- Founded: 25 October 1945
- Country: Indonesia
- Branch: Indonesian Army
- Type: Raider Infantry
- Garrison/HQ: Jl. Gadjah Mada 1, Surabaya
- Motto: Cepat Senyap Tepat
- Anniversaries: 25 October
- Engagements: Madiun Affair 1948
- Website: www.kodam5-brawijaya.mil.id

Commanders
- Battalion Commander: LTC Yoki Malinton Kurniafi

= 500th Raider Infantry Battalion =

The 500th Raider Infantry Battalion (Batalyon Infanteri Raider 500/Sikatan) is one of the 42 active Indonesian Army Raider Infantry Battalions. It was established on 25 October 1945. The battalion is one of several Indonesian Army units that are capable of air assault operations. The battalion is based in the city of Surabaya, under the command of the Kodam V/Brawijaya.

==History==
The Battalion was first formed on 25 October 1945 in Mojokerto, East Java, under the name of 7420th Battalion, during Indonesia's struggle for independence against the Dutch.
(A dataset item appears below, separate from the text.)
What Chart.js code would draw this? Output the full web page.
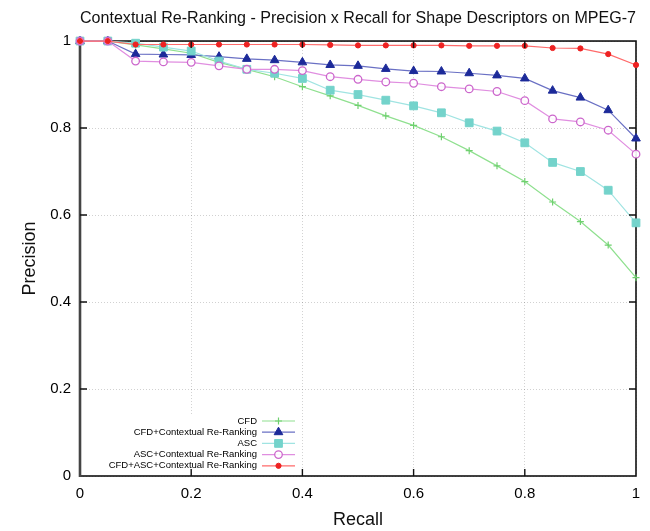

Two years later, the battalion changed its name to 6010th Battalion, after several companies from East Java were merged. On 4 January 1948, it changed its name again to 131st Infantry Battalion, and nine months later, it changed its name again to 23rd Battalion/Sikatan. The battalion was, in 1948, forward deployed to Madiun in East Java to fight the Communist Party of Indonesia-dominated People's Democratic Front forces in the Madiun Affair.

==Capabilities==
The Battalion is one of several Indonesian Army units that are capable of carrying air assault operations. The battalion got its capabilities after the training that was held in Situbondo, East Java, where several infantry battalions across Indonesia were involved.